None of the maples in the garden are rare, though many are ones that are not commonly found in garden centers, and a few recent additions can be found only from nurseries that specialize in growing small numbers of the hundreds of less common Japanese maples. Certainly, several are cultivars that would not catch the eye of most gardeners, with foliage that is unremarkable, and I suppose it could be argued that leaves of a few maples are out of the ordinary to the point that some might consider them ugly. I don’t.

The Golden Full Moon maple was found in the field of a grower in Oregon who left it behind because its trunk was damaged by rabbits. I was happy to plant the scarred tree. A year ago I planted ‘Autumn Moon’ which is similar and supposedly more sun tolerant.
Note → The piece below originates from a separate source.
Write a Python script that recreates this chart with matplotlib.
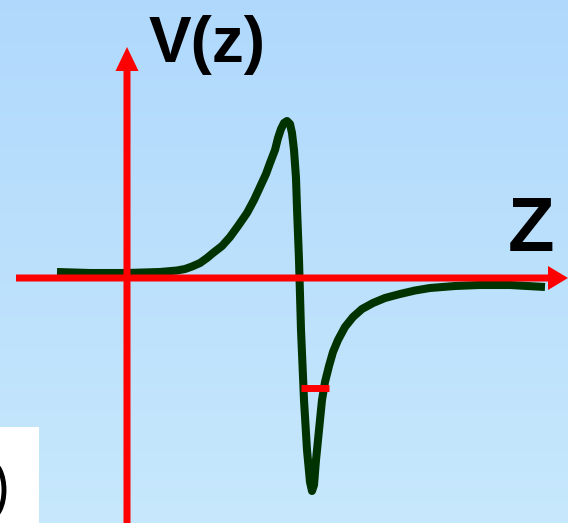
import numpy as np
import matplotlib
matplotlib.use('Agg')
from matplotlib import pyplot as plt
from matplotlib.patches import Rectangle, Ellipse

# curve V(z) (origin at the axis crossing)
z_vals = [-0.70, -0.37, 0.00, 0.33, 0.50, 0.58, 0.65, 0.73, 0.80, 0.86, 0.95,
          1.03, 1.11, 1.20, 1.27, 1.33, 1.39, 1.43, 1.48, 1.51, 1.54, 1.57,
          1.60, 1.63, 1.65, 1.67, 1.69, 1.70, 1.72, 1.74, 1.77, 1.80, 1.83,
          1.85, 1.87, 1.89, 1.92, 1.95, 1.98, 2.02, 2.06, 2.11, 2.18, 2.26,
          2.35, 2.46, 2.58, 2.73, 2.88, 3.03, 3.28, 3.53, 3.83, 4.18]
v_vals = [0.06, 0.05, 0.05, 0.06, 0.075, 0.09, 0.115, 0.15, 0.20, 0.25, 0.32,
          0.41, 0.52, 0.65, 0.78, 0.91, 1.04, 1.15, 1.28, 1.40, 1.49, 1.55,
          1.57, 1.54, 1.45, 1.28, 1.00, 0.70, 0.18, -0.52, -1.22, -1.72, -2.04,
          -2.13, -2.07, -1.82, -1.52, -1.22, -1.04, -0.88, -0.74, -0.62, -0.49,
          -0.39, -0.31, -0.25, -0.20, -0.16, -0.125, -0.10, -0.08, -0.07,
          -0.07, -0.09]

# small red marker across the well
mark_z = [1.74, 2.02]
mark_v = [-1.095, -1.095]

x_label = 'Z'
y_label = 'V(z)'


def run():
    fig = plt.figure(figsize=(5.68, 5.23), dpi=100)
    ax = fig.add_axes([0, 0, 1, 1])
    x0, x1, y0, y1 = -1.27, 4.41, -2.45, 2.78
    ax.set_xlim(x0, x1)
    ax.set_ylim(y0, y1)
    ax.axis('off')

    # light blue vertical gradient
    top = np.array([0.69, 0.85, 0.99])
    bot = np.array([0.78, 0.91, 0.99])
    t = np.linspace(0, 1, 256)[:, None]
    grad = top * (1 - t) + bot * t
    ax.imshow(grad[:, None, :], extent=[x0, x1, y0, y1], aspect='auto', zorder=0)

    # white box with a clipped ring in the bottom-left corner
    box = Rectangle((-1.27, -2.45), 0.39, 0.96, facecolor='white',
                    edgecolor='none', zorder=1)
    ax.add_patch(box)
    ring = Ellipse((-1.37, -2.12), 0.28, 0.56, facecolor='none',
                   edgecolor='black', lw=3.5, zorder=2)
    ax.add_patch(ring)
    ring.set_clip_path(box)

    # the curve
    ax.plot(z_vals, v_vals, color='#013300', lw=5.8, solid_joinstyle='round',
            solid_capstyle='butt', zorder=3)

    # axes as red arrows
    ax.arrow(-1.11, 0, 5.52, 0, width=0.07, head_width=0.24, head_length=0.20,
             length_includes_head=True, color='red', lw=0, zorder=4)
    ax.arrow(0, -2.45, 0, 4.76, width=0.07, head_width=0.23, head_length=0.24,
             length_includes_head=True, color='red', lw=0, zorder=4)
    ax.plot(mark_z, mark_v, color='red', lw=5, solid_capstyle='butt', zorder=5)

    ax.text(0.22, 2.16, y_label, fontsize=46, fontweight='bold',
            family='Liberation Sans', ha='left', va='baseline', zorder=6)
    ax.text(3.81, 0.27, x_label, fontsize=55, fontweight='bold',
            family='Liberation Sans', ha='left', va='baseline', zorder=6)

    fig.savefig('out.png', dpi=100)


if __name__ == '__main__':
    run()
There are Japanese maples that I’ve paid a small fortune to obtain, though I am notoriously thrifty, and a few that were rescued from trash heaps. For years, I lusted after Golden Full Moon (Acer shirasawanum ‘Aureum’, above) and Floating Cloud (Acer palmatum ‘Ukigumo’, below) maples, and once one of each of reasonable size was obtained, two others soon became available and were added to the garden. No doubt, this is not a matter of proper garden design, nor of good sense. I suspect that I’m not the only gardener who’s gone off the deep end for something, maybe on multiple somethings as I have.

Foliage color of the Floating Cloud maple changes through the year, from cream, green, and pink on new growth, to more green by mid summer. Trees with more sun exposure fade more to green.

The variegated foliage of Higasayama Japanese maple is striking, but it is also fast growing, which is unusual for variegated maples.

In early spring, I’m enthused as hellebores, witch hazels, and mahonias flower, followed by redbuds, serviceberries, dogwoods, and silverbells, but by mid April I must catch up on every Japanese maple in the garden, every day. With understated, but lovely blooms, and leaves that unfold over hours, or days, there is something to keep me entertained for weeks. Colors of emerging leaves are most intense, and while some maples open without much of a show, others stage a production as they slowly unfurl.

The dwarf Shaina suufered considerably in sub zero temperatures several years ago, but with recent growth the damage areas have been covered. Shaina grows to a low mound, and is not particularly distinctive, but it is unusual.

The Coral Bark maple (‘Sangu kaku’) is unremarkable except for red stems on new growth that are most noticeable when leaves have dropped. A year ago I planted the yellow stemmed ‘Bihou’.

In recent years open space for planting has run short, so now the patios are cluttered with pots of newly acquired maples. Today, most are only a few feet tall, and with an exception or two all are trees that will grow only to eight or ten feet tall. There’s a possibility these could remain in containers for years, but if a hole opens up, they’re ready to fill in. Below are a sampling of Japanese maples in the garden, though not all.

The Fern Leaf maple (Acer japonicum ‘Aconitifolium’) is a wide spreading upright Japanese maple with large leaves. It’s autumn foliage color is the best of all maples.

The finely cut leaves of Linearilobum maples are unusual.

Scolopendrifolium maple has deeply cut green leaves and graceful branching.

Bloodgood is the the standard for red leafed upright maples. It can be found anywhere that maples are sold. In front of the house, Bloodgood has grown twenty five feet tall and wide.

The Butterfly maple is variegated with cream and green, and in early spring some pink. Butterfly grows slowly, and after damage in a late freeze a year ago it has mostly recovered.

Shirazz , or Gwen’s Rose Delight, has cream edges. Variegation is spectacular in spring, but the tree fades in sun and summer color is not so wonderful.

This Trompenburg Japanese maple retains its red foliage even though it is shaded. A nearby Burgundy Lace maple fades more in similar conditions.

Orange Dream, one of the Japanese maples added a year ago. The still small tree will remain in a pot on the patio until a spot is found for it.

Crimson Queen Japanese maple is among the standards of weeping maples. It forms a dense, rounded canopy of finely dissected red leaves. One beside the driveway has topped out at ten feet tall and a little wider.